Los campamentos de refugiados están poblados de gentes que sufren, que huyen de sus hogares y transitan cientos de kilómetros, cruzan el mar y se hacinan allí a la espera de que se les ofrezca una oportunidad para ser libres, para encarar su futuro y el de sus familias con la dignidad que cualquier ser humano merece.

¿Qué les puedo yo decir acerca del sufrimiento? Nada. Ninguno es comparable.

Yo vengo también de la tristeza y de la vergüenza. Una serie de twitts advertían a mi compañero y amigo Juan Carlos Girauta, «mucho cuidado con lo que dices», le decían. Comoquiera que el comunicante de esos escritos es sobrino mío, pensé que convenía situar el lamentable hecho en la perspectiva familiar de un antepasado común, político de la Restauración. Quienes acusan corren el riesgo de resultar acusados, pensé; quienes advierten el de ser advertidos. Y escribí un artículo sin amenaza ni chulería alguna, correcto en la forma y firme en el fondo. Pero lo que nunca llegué a imaginar era que el padre de quién dedicaba esa amenaza virtual —un hermano mío— me fuera a achacar que me había aprovechado de ETA en uno de sus twitts descalificatorios, dedicados a mi persona, a Juan Carlos Girauta o a otros familiares nuestros.

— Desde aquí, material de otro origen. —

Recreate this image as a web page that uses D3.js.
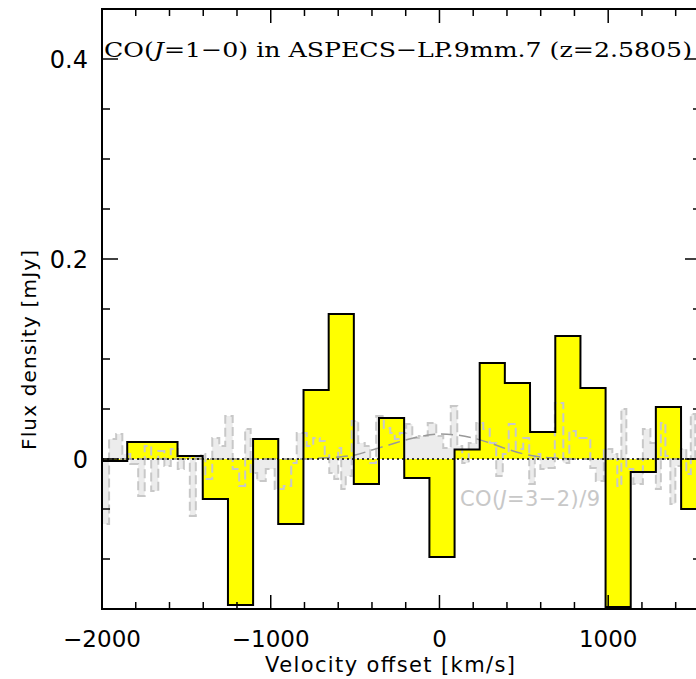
<!DOCTYPE html>
<html>
<head>
<meta charset="utf-8">
<script src="https://cdn.jsdelivr.net/npm/d3@7"></script>
<style>
	body { margin: 0; background: #fff; }
	svg { display: block; }
	text { font-family: "DejaVu Sans", sans-serif; }
</style>
</head>
<body>
<div id="chart"></div>
<script>
// CO(1-0) binned spectrum (bin centres in km/s, flux in mJy)
var binCenters = [-1925, -1776, -1627, -1478, -1328, -1179, -1030, -881, -731, -582, -433, -284,
	-134, 15, 164, 313, 462, 612, 761, 910, 1059, 1208, 1357, 1507]
var binFlux = [-0.002, 0.017, 0.017, 0.003, -0.040, -0.146, 0.020, -0.065, 0.069, 0.145, -0.025, 0.041,
	-0.019, -0.098, 0.0095, 0.096, 0.076, 0.027, 0.123, 0.071, -0.148, -0.013, 0.052, -0.050]
var binWidth = 149.2

// CO(3-2)/9 high resolution spectrum
var grayVel = [-1984, -1932, -1900, -1859, -1806, -1765, -1729, -1688, -1645, -1616, -1569, -1533,
	-1497, -1462, -1426, -1402, -1373, -1320, -1290, -1249, -1202, -1172, -1131, -1107, -1053, -1006,
	-947, -899, -858, -834, -805, -769, -727, -692, -668, -638, -609, -591, -573, -538, -502, -461,
	-425, -396, -354, -306, -277, -253, -218, -176, -146, -99, -40, 2, 43, 91, 120, 150, 197, 239,
	280, 316, 357, 393, 428, 476, 517, 547, 583, 613, 654, 713, 755, 784, 832, 879, 909, 944, 1004,
	1045, 1063, 1093, 1122, 1176, 1235, 1265, 1300, 1324, 1354, 1383, 1413, 1448, 1478, 1501, 1531]
var grayFlux = [-0.065, 0.020, 0.025, 0.005, -0.005, -0.037, 0.013, -0.032, 0.008, -0.007, 0.010, -0.010,
	0.003, -0.057, 0.002, 0.005, -0.020, 0.021, 0.013, 0.043, -0.010, -0.027, 0.030, -0.014, -0.022, -0.010,
	-0.030, -0.027, -0.004, 0.026, 0.026, 0.013, 0.021, 0.018, 0.005, -0.014, -0.020, 0.011, -0.030, -0.017, 0.038, 0.016,
	0.013, -0.004, 0.043, 0.031, 0.026, 0.020, 0.026, 0.035, 0.021, 0.023, 0.036, 0.023, 0.011, 0.053, 0.013, -0.004, 0.016, 0.036,
	0.030, 0.016, -0.017, 0.005, 0.035, 0.010, 0.021, -0.025, 0.005, -0.010, -0.009, 0.056, -0.004, 0.028, 0.021, 0.021, -0.009, -0.022, 0.010,
	0.005, -0.027, 0.050, -0.010, -0.025, 0.030, 0.016, -0.030, 0.036, 0.003, -0.045, -0.007, 0.010, -0.015, 0.045, 0.000]

// gaussian fit to CO(3-2)/9
var gaussVel = [-2000, -800, -700, -600, -500, -400, -300, -200, -100, 0, 100, 200, 300, 400, 500, 600, 700, 800, 1550]
var gaussFlux = [0, 0, 0.001, 0.002, 0.004, 0.009, 0.014, 0.019, 0.023, 0.025, 0.024, 0.021, 0.016, 0.010, 0.005, 0.002, 0.001, 0, 0]

var xMajor = [-2000, -1000, 0, 1000]
var yMajor = [0, 0.2, 0.4];

(function() {
	var width = 696
	var height = 679
	var mLeft = 102, mRight = 701, mTop = 9, mBottom = 609

	var svg = d3.select('#chart').append('svg')
		.attr('width', width)
		.attr('height', height)

	var x = d3.scaleLinear().domain([-2000, 1550]).range([mLeft, mRight])
	var y = d3.scaleLinear().domain([-0.15, 0.45]).range([mBottom, mTop])

	svg.append('clipPath').attr('id', 'plot')
		.append('rect')
		.attr('x', mLeft).attr('y', mTop)
		.attr('width', mRight - mLeft).attr('height', mBottom - mTop)

	var plot = svg.append('g').attr('clip-path', 'url(#plot)')

	// step points for a histogram
	function steps(lo, hi, vals) {
		var pts = []
		vals.forEach(function(v, i) {
			pts.push([lo[i], v])
			pts.push([hi[i], v])
		})
		return pts
	}

	var binPts = steps(
		binCenters.map(function(c) { return c - binWidth / 2 }),
		binCenters.map(function(c) { return c + binWidth / 2 }),
		binFlux)

	var grayLo = grayVel.map(function(v, i) { return i === 0 ? -2050 : (grayVel[i - 1] + v) / 2 })
	var grayHi = grayVel.map(function(v, i) { return i === grayVel.length - 1 ? 1600 : (grayVel[i + 1] + v) / 2 })
	var grayPts = steps(grayLo, grayHi, grayFlux)

	var area = d3.area()
		.x(function(d) { return x(d[0]) })
		.y0(y(0))
		.y1(function(d) { return y(d[1]) })
	var line = d3.line()
		.x(function(d) { return x(d[0]) })
		.y(function(d) { return y(d[1]) })

	plot.append('path')
		.attr('d', area(grayPts))
		.attr('fill', '#ececec')

	plot.append('path')
		.attr('d', area(binPts))
		.attr('fill', '#ffff00')

	plot.append('path')
		.attr('d', line(grayPts))
		.attr('fill', 'none')
		.attr('stroke', '#c8c8c8')
		.attr('stroke-width', 2)
		.attr('stroke-dasharray', '9,4')

	plot.append('path')
		.attr('d', d3.line()
			.x(function(d) { return x(d) })
			.y(function(d, i) { return y(gaussFlux[i]) })
			.curve(d3.curveMonotoneX)(gaussVel))
		.attr('fill', 'none')
		.attr('stroke', '#999')
		.attr('stroke-width', 1.5)
		.attr('stroke-dasharray', '12,6')

	plot.append('path')
		.attr('d', line(binPts))
		.attr('fill', 'none')
		.attr('stroke', '#000')
		.attr('stroke-width', 2)

	plot.append('line')
		.attr('x1', mLeft).attr('x2', mRight)
		.attr('y1', y(0)).attr('y2', y(0))
		.attr('stroke', '#000')
		.attr('stroke-width', 1.5)
		.attr('stroke-dasharray', '2,3')

	// frame and ticks
	svg.append('rect')
		.attr('x', mLeft).attr('y', mTop)
		.attr('width', mRight - mLeft).attr('height', mBottom - mTop)
		.attr('fill', 'none')
		.attr('stroke', '#000')
		.attr('stroke-width', 2)

	var xTicks = d3.range(-2000, 1551, 200)
	var yTicks = d3.range(-0.15, 0.451, 0.05).map(function(v) { return Math.round(v * 100) / 100 })
	var ticks = svg.append('g').attr('stroke', '#000').attr('stroke-width', 1.5)

	xTicks.forEach(function(v) {
		var len = xMajor.indexOf(v) >= 0 ? 14 : 7
		ticks.append('line').attr('x1', x(v)).attr('x2', x(v)).attr('y1', mBottom).attr('y2', mBottom - len)
		ticks.append('line').attr('x1', x(v)).attr('x2', x(v)).attr('y1', mTop).attr('y2', mTop + len)
	})
	yTicks.forEach(function(v) {
		var len = yMajor.indexOf(v) >= 0 ? 16 : 8
		ticks.append('line').attr('x1', mLeft).attr('x2', mLeft + len).attr('y1', y(v)).attr('y2', y(v))
		ticks.append('line').attr('x1', mRight).attr('x2', mRight - len).attr('y1', y(v)).attr('y2', y(v))
	})

	svg.selectAll('.xlab')
		.data(xMajor)
		.enter().append('text')
		.attr('x', function(d) { return x(d) })
		.attr('y', 647)
		.attr('text-anchor', 'middle')
		.style('font-size', '23px')
		.text(function(d) { return d < 0 ? '\u2212' + Math.abs(d) : d })

	svg.selectAll('.ylab')
		.data(yMajor)
		.enter().append('text')
		.attr('x', 88)
		.attr('y', function(d) { return y(d) + 9 })
		.attr('text-anchor', 'end')
		.style('font-size', '24px')
		.text(function(d) { return d === 0 ? '0' : d.toFixed(1) })

	svg.append('text')
		.attr('x', 390).attr('y', 672)
		.attr('text-anchor', 'middle')
		.attr('textLength', 250)
		.style('font-size', '21px')
		.text('Velocity offset [km/s]')

	svg.append('text')
		.attr('transform', 'translate(36,350) rotate(-90)')
		.attr('text-anchor', 'middle')
		.attr('textLength', 200)
		.style('font-size', '20px')
		.text('Flux density [mJy]')

	var title = svg.append('text')
		.attr('x', 104).attr('y', 57)
		.attr('textLength', 588)
		.attr('lengthAdjust', 'spacingAndGlyphs')
		.style('font-family', '"DejaVu Serif", serif')
		.style('font-size', '21px')
	title.append('tspan').text('CO(')
	title.append('tspan').style('font-style', 'italic').text('J')
	title.append('tspan').text('=1\u22120) in ASPECS\u2212LP.9mm.7 (z=2.5805)')

	var note = svg.append('text')
		.attr('x', 460).attr('y', 506)
		.attr('textLength', 140)
		.attr('fill', '#c8c8c8')
		.style('font-size', '21px')
	note.append('tspan').text('CO(')
	note.append('tspan').style('font-style', 'italic').text('J')
	note.append('tspan').text('=3\u22122)/9')
})()
</script>
</body>
</html>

Es el signo de los nuevos tiempos, si Girauta se queja de los aplausos podemitas a Bildu, sale el de Podemos vasco a advertirle, para luego presentarse como víctima de la operación. Y luego su padre, que conoce mi condición de víctima, me convierte, si no en victimario, sí en beneficiario de esa condición. ¿Pero quién arrojó la primera piedra? ¿Fue Juan Carlos? ¿Lo fui yo? ¿Me he aprovechado yo de ETA? Parece que está claro, aunque en el protocolo de Podemos la historia siempre se cuenta del revés.

Ya es demasiado, ya se han cruzado todas las líneas rojas, ya la miseria humana y el odio asoman en los labios de jóvenes y menos jóvenes.

Todo lo que he escrito para el conocimiento del público está ahí. Lo pueden comprobar. No hay en ello más que la constatación de la tristeza y la vergüenza. Nunca de la descalificación, la amenaza y mucho menos del odio. Y hay demasiado odio en la España que vivimos. Odio joven y odio de algunos mayores. Odio que es devastador, porque es destructivo, porque desde él no hay nada que se pueda construir.

Y yo no quiero, no podría, contribuir a atizar ese odio. Y si no hay nadie que les mande parar, al padre y al hijo, a sus compañeros o cercanos en el mundo de las ideas que en realidad son no-ideas, yo sí voy a parar. Creo que ésta debería ser la España del encuentro y de las reformas profundas, no la España de la distancia y de las trincheras que a la postre consolidan la reacción porque la provocan. Y ésa no es la España que yo quiero.

Queda con esto dicho que no voy a contribuir a darle vueltas infinitas a la rueca de los desatinos y de las injurias, pero quede dicho también que tampoco me voy a callar si me siguen increpando.

No abrigo una gran confianza en que así sea y que los gritos cesen. En todo caso, hablar bajo no parece resultar audible en medio de la ruidosa vocinglera de algunos. Pero no deberíamos pensar que por eso tengamos todos los demás que dedicarnos a gritar.

Y si ha habido tristeza, pesar y vergüenza, que la ha habido, recordemos a la vieja señora armenia, a los refugiados en los campos griegos, a los que sufren en cualquier parte de este atribulado mundo.

Parafraseando a Leonard Cohen, nuestro sufrimiento no es una credencial aquí, porque es solo la sombra de la herida de los otros.